WHAT THE TASK ASKS
Write out each line of the listing as it stands, without the images.

DATA BLOCK
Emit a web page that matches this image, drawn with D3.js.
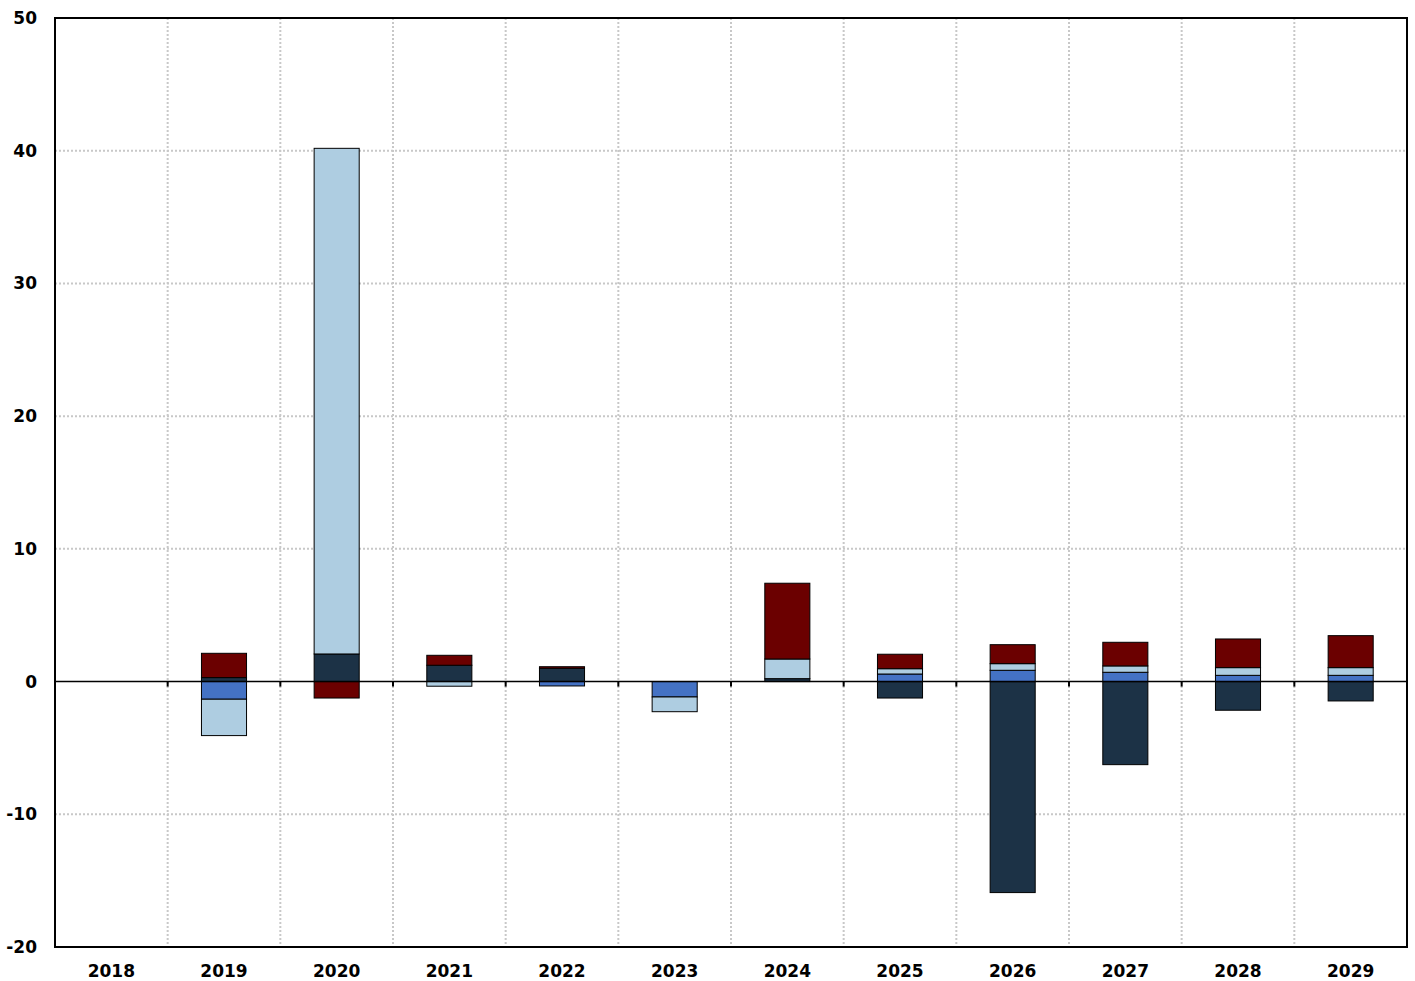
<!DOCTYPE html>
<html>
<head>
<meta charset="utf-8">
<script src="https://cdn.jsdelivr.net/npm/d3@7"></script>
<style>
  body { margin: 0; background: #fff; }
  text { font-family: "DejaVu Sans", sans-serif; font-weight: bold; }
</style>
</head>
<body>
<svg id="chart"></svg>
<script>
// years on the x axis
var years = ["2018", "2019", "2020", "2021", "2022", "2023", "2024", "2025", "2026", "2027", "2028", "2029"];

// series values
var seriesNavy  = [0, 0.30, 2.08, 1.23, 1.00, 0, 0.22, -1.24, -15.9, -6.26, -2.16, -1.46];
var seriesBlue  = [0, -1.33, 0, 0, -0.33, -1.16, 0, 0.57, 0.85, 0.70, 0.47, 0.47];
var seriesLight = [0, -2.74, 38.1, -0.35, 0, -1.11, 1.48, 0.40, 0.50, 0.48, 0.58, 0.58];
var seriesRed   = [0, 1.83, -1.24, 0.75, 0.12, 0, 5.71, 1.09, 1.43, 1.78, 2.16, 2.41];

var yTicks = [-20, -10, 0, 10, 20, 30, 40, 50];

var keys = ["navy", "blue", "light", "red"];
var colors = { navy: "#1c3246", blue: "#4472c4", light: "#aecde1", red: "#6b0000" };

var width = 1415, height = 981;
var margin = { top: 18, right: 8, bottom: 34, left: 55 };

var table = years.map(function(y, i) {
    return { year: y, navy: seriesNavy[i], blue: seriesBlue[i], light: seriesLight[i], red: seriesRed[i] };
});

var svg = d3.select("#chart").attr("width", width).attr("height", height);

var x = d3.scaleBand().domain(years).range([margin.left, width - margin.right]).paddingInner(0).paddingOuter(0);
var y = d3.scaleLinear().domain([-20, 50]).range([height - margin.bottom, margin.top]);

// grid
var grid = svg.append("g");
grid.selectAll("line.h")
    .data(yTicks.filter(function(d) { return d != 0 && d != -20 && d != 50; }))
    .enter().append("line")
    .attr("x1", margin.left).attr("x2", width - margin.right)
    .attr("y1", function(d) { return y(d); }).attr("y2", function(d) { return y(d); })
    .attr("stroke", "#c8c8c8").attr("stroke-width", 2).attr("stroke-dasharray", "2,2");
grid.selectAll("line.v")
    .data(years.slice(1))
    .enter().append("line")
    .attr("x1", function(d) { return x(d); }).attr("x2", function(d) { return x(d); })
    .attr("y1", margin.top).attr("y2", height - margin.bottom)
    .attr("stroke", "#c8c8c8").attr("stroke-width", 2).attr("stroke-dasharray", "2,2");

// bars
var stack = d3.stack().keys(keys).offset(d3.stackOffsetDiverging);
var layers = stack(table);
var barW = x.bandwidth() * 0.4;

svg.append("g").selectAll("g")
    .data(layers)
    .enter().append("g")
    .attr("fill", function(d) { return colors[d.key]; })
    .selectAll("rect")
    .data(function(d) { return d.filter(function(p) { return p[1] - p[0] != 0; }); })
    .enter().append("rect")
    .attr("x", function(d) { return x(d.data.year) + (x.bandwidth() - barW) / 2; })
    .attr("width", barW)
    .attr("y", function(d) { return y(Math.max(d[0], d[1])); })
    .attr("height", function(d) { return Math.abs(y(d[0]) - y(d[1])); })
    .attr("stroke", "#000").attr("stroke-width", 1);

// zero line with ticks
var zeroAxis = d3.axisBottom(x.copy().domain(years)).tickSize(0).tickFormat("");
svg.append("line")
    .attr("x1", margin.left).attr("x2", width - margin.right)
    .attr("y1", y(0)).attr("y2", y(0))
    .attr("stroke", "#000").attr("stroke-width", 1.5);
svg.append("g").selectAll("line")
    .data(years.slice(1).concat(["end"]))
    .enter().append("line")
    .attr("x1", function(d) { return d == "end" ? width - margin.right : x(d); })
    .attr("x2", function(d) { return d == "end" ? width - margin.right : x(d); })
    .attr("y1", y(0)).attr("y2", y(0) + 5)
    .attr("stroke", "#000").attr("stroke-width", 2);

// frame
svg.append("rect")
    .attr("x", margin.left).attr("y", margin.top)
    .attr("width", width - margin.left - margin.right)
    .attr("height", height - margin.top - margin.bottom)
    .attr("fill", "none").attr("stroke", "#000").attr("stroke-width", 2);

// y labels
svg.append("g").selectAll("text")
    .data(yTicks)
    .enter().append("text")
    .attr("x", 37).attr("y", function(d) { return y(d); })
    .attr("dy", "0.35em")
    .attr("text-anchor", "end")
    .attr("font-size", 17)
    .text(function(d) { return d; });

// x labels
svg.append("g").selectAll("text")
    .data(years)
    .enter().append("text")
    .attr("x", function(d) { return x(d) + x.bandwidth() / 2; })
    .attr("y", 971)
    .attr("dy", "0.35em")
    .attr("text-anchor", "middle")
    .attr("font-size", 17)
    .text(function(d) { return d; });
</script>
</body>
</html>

EXERCISE OUTPUT
Emit a web page that matches this image, drawn with D3.js.
<!DOCTYPE html>
<html>
<head>
<meta charset="utf-8">
<script src="https://cdn.jsdelivr.net/npm/d3@7"></script>
<style>
  body { margin: 0; background: #fff; }
  text { font-family: "DejaVu Sans", sans-serif; font-weight: bold; }
</style>
</head>
<body>
<svg id="chart"></svg>
<script>
// years on the x axis
var years = ["2018", "2019", "2020", "2021", "2022", "2023", "2024", "2025", "2026", "2027", "2028", "2029"];

// series values
var seriesNavy  = [0, 0.30, 2.08, 1.23, 1.00, 0, 0.22, -1.24, -15.9, -6.26, -2.16, -1.46];
var seriesBlue  = [0, -1.33, 0, 0, -0.33, -1.16, 0, 0.57, 0.85, 0.70, 0.47, 0.47];
var seriesLight = [0, -2.74, 38.1, -0.35, 0, -1.11, 1.48, 0.40, 0.50, 0.48, 0.58, 0.58];
var seriesRed   = [0, 1.83, -1.24, 0.75, 0.12, 0, 5.71, 1.09, 1.43, 1.78, 2.16, 2.41];

var yTicks = [-20, -10, 0, 10, 20, 30, 40, 50];

var keys = ["navy", "blue", "light", "red"];
var colors = { navy: "#1c3246", blue: "#4472c4", light: "#aecde1", red: "#6b0000" };

var width = 1415, height = 981;
var margin = { top: 18, right: 8, bottom: 34, left: 55 };

var table = years.map(function(y, i) {
    return { year: y, navy: seriesNavy[i], blue: seriesBlue[i], light: seriesLight[i], red: seriesRed[i] };
});

var svg = d3.select("#chart").attr("width", width).attr("height", height);

var x = d3.scaleBand().domain(years).range([margin.left, width - margin.right]).paddingInner(0).paddingOuter(0);
var y = d3.scaleLinear().domain([-20, 50]).range([height - margin.bottom, margin.top]);

// grid
var grid = svg.append("g");
grid.selectAll("line.h")
    .data(yTicks.filter(function(d) { return d != 0 && d != -20 && d != 50; }))
    .enter().append("line")
    .attr("x1", margin.left).attr("x2", width - margin.right)
    .attr("y1", function(d) { return y(d); }).attr("y2", function(d) { return y(d); })
    .attr("stroke", "#c8c8c8").attr("stroke-width", 2).attr("stroke-dasharray", "2,2");
grid.selectAll("line.v")
    .data(years.slice(1))
    .enter().append("line")
    .attr("x1", function(d) { return x(d); }).attr("x2", function(d) { return x(d); })
    .attr("y1", margin.top).attr("y2", height - margin.bottom)
    .attr("stroke", "#c8c8c8").attr("stroke-width", 2).attr("stroke-dasharray", "2,2");

// bars
var stack = d3.stack().keys(keys).offset(d3.stackOffsetDiverging);
var layers = stack(table);
var barW = x.bandwidth() * 0.4;

svg.append("g").selectAll("g")
    .data(layers)
    .enter().append("g")
    .attr("fill", function(d) { return colors[d.key]; })
    .selectAll("rect")
    .data(function(d) { return d.filter(function(p) { return p[1] - p[0] != 0; }); })
    .enter().append("rect")
    .attr("x", function(d) { return x(d.data.year) + (x.bandwidth() - barW) / 2; })
    .attr("width", barW)
    .attr("y", function(d) { return y(Math.max(d[0], d[1])); })
    .attr("height", function(d) { return Math.abs(y(d[0]) - y(d[1])); })
    .attr("stroke", "#000").attr("stroke-width", 1);

// zero line with ticks
var zeroAxis = d3.axisBottom(x.copy().domain(years)).tickSize(0).tickFormat("");
svg.append("line")
    .attr("x1", margin.left).attr("x2", width - margin.right)
    .attr("y1", y(0)).attr("y2", y(0))
    .attr("stroke", "#000").attr("stroke-width", 1.5);
svg.append("g").selectAll("line")
    .data(years.slice(1).concat(["end"]))
    .enter().append("line")
    .attr("x1", function(d) { return d == "end" ? width - margin.right : x(d); })
    .attr("x2", function(d) { return d == "end" ? width - margin.right : x(d); })
    .attr("y1", y(0)).attr("y2", y(0) + 5)
    .attr("stroke", "#000").attr("stroke-width", 2);

// frame
svg.append("rect")
    .attr("x", margin.left).attr("y", margin.top)
    .attr("width", width - margin.left - margin.right)
    .attr("height", height - margin.top - margin.bottom)
    .attr("fill", "none").attr("stroke", "#000").attr("stroke-width", 2);

// y labels
svg.append("g").selectAll("text")
    .data(yTicks)
    .enter().append("text")
    .attr("x", 37).attr("y", function(d) { return y(d); })
    .attr("dy", "0.35em")
    .attr("text-anchor", "end")
    .attr("font-size", 17)
    .text(function(d) { return d; });

// x labels
svg.append("g").selectAll("text")
    .data(years)
    .enter().append("text")
    .attr("x", function(d) { return x(d) + x.bandwidth() / 2; })
    .attr("y", 971)
    .attr("dy", "0.35em")
    .attr("text-anchor", "middle")
    .attr("font-size", 17)
    .text(function(d) { return d; });
</script>
</body>
</html>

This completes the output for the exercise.